Марик удивился – они иногда здоровались, иногда – нет, принадлежа к разным кругам, – и то, что старая банд ерша знает его имя, польстило самолюбию художника.

– Марик, купи шапку. Чистая ондатра, – не дожидаясь ответа, Мата-Хари копошилась в сумке.

– Зачем мне шапка летом? – искренне удивился Марик.

– А зиму, что, уже отменили?

– Ну, – засмеялся Ройтер, – до зимы надо еще, как говорит Плющик, проторчать на этом свете.

– Не хочешь – как хочешь. А Плющик был здесь недавно. Бодаенко их всех поил, и Плющика, и Эдика, Парусенко роман написал, так Бодаенко хвалил…

– Что-то вы путаете, – улыбался Марик, не зная, как к ней обращаться.

Мата-Хари поняла:

– Ты знаешь, как меня зовут? Слушай сюда, – она приблизила чуть ли не вплотную сероватое свое лицо и громко сказала: «Клавдия Петровна».

– Очень приятно, – сказал Марик и выпил.

– А ты знаешь, чем я занимаюсь?

– То, что я знаю, должно быть, неправда, – деликатно ответил Марик.

– Правда-правда, а чего ж не правда. Или ты против?

– Мне то что? Это даже интересно. Если возможно, расскажите подробнее.

– А чего рассказывать, – Мата-Хари решительно смотала вязание. – Поехали ко мне, сам все увидишь. Или нет денег? – посмотрела на него Мата-Хари, – так ты мой гость.

– Почетный? – не понял Марик.

– А чего бы нет? – зардевшись, не поняла Клавдия Петровна.
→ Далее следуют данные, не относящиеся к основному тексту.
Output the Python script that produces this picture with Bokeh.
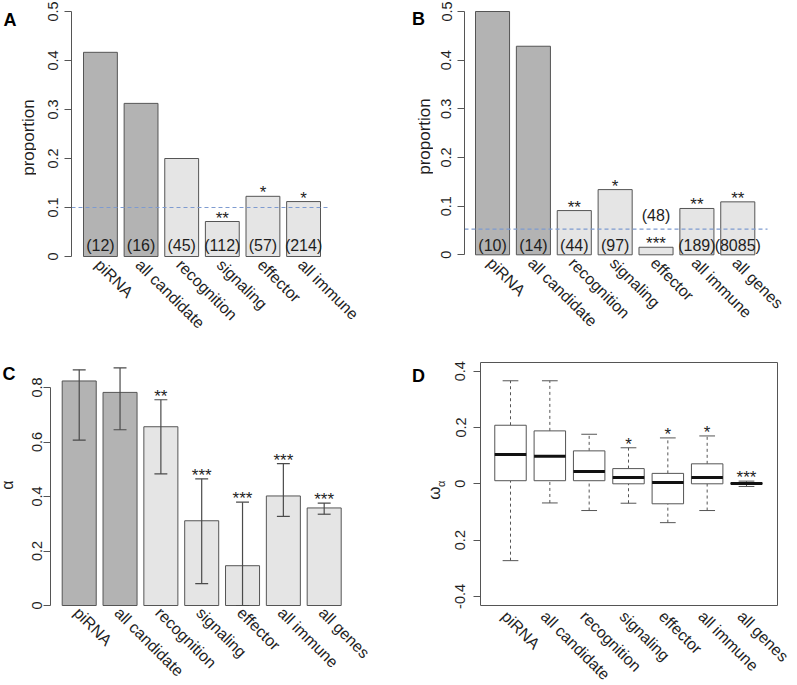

«Странное дело, – думал Ройтер, – ведь я почти согласен. Но не переть же, в самом деле, черт знает куда… Вот ведь, только расстояния меня и выручают».

– Идем, что ли?

«Провожу до остановки», – подумал Марик. Он поднял громоздкую, но не тяжелую сумку Клавдии Петровны. Они вышли из бара. Мата-Хари взяла его под руку. «Пройдет мимо какой-нибудь Морозов – и пропал Марик Ройтер», – потешался над собой Марик. Клавдия Петровна подняла руку:

– На Сегедскую, – сказала она подъехавшему таксисту.

Мата-Хари приотворила дверь комнаты и тут же прикрыла ее.

– Занято, – сказала она. – Да ты не стесняйся, садись вот в угол, сейчас кофе растворимый будем пить.

Кухня была чистенькая, с вязаными салфетками. Над столом висела имитация грузинской чеканки из медной фольги. Клавдия Петровна принесла бархатный альбом с фотографиями.

– Смотри пока…

«Все по науке», – подумал Марик.

В альбоме, действительно, были фотографии каких-то девушек в купальниках, и совсем обнаженных. Были они худы, неловки, явно стеснялись. Над ними хотелось плакать. Однако больше было снимков хозяйки: девочка лет пяти у штакетника, несколько девушек в белых блузках и с буклями, в самой приятной угадывалась хозяйка, разношерстный раскрашенный розово-голубой коллектив у бетонной скульптуры с крупной косой надписью: «Пятигорск 1965 год».

Клавдия Петровна поставила печенье, сняла чайник, достала растворимый кофе одесского производства, шесть рублей за банку.

– Что там так долго, – заворчала она, наклонилась к электрической розетке и пропела туда: «Не спи, вставай, кудрявая…»


Когда Мария вернулась домой, уже темнело. Парусенко спал в кресле. Перед ним на стуле стоял кусок трехслойной фанеры, добытый на антресоли, с прикнопленной четвертушкой ватманского листа. Левая верхняя кнопка отвалилась, край загнулся, и трудно было разглядеть в сумерках, что там нацарапано твердым карандашом.